The rush to restructure supply chains can also lead to poor decisions. Production quality, transit time, and logistics costs remain major stumbling blocks. In the airfreight market, these factors are magnified — as moving production to less developed export hubs often means limited direct flight options, heavier reliance on transhipment, and potential capacity shortages.
Shifting volumes have already caused bottlenecks in unexpected places. “Ports like those in Vietnam and India are facing equipment shortages, limited yard space, and longer turnaround times,” Ovanessian says. Transshipment hubs in Singapore, Port Klang, and Colombo are under pressure, while U.S. Gulf and East Coast ports have seen surges as importers bypass the West Coast.
Volatility, Congestion, and Strategic Responses
The current tariff pause has introduced its own market distortions. “We’ve seen spikes in imports ahead of the tariff pause expiration, as importers raced to clear goods before the deadline,” Ovanessian says. When it became clear that ocean freight could no longer beat the pause, volumes tapered — only to be poised for another acceleration now that the pause has been extended.
For airfreight operators in the Americas, this creates a stop-start demand pattern that is difficult to plan around. “We expect importers to accelerate shipments to bring in inventory, creating the potential for congestion and driving freight rates higher as carriers capitalise on the renewed demand,” he says.

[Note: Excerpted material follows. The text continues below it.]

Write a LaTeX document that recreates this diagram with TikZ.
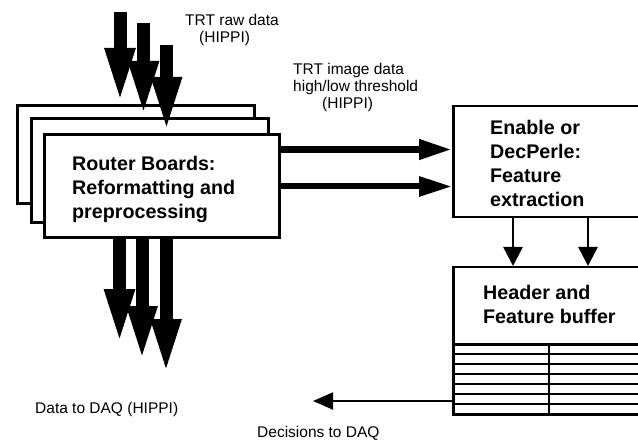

OEC Group is advising clients to focus on optimising both freight routing and customs planning. “We present all viable routing and modal options,” Ovanessian explains. “Our customs brokerage team works closely with importers to provide clarity on current tariff rates and deliver accurate cost forecasts prior to shipment.”
Such planning is essential, he adds, because tariff-driven sourcing changes have a direct impact on shipping lead times, freight capacity, and reliability. In the short term, diversification has strained infrastructure in newer trade routes, but Ovanessian believes it will eventually strengthen resilience.
Long-Term Outlook: Diversification as the New Foundation
For consumers, the impact of tariffs depends on how importers choose to manage costs. “It’s easy to say prices will go up because companies will increase their pricing in direct correlation with new duty rates,” Ovanessian says. “But for those who offset this difference, they will be highly competitive and successful.”
Looking ahead, Ovanessian foresees a slow return to stability — but not soon. “Until tariff rates are finalised, a true ‘new normal’ cannot take shape,” he says. In the meantime, manufacturing in other countries will continue to develop, decentralising sourcing and easing congestion over time.
One permanent change, he believes, will be a sustained caution against overreliance on a single source or geography for critical goods. “Companies have seen firsthand the vulnerabilities that come with concentrated sourcing, and diversification will remain a priority even if tariffs are lifted or reduced,” Ovanessian says.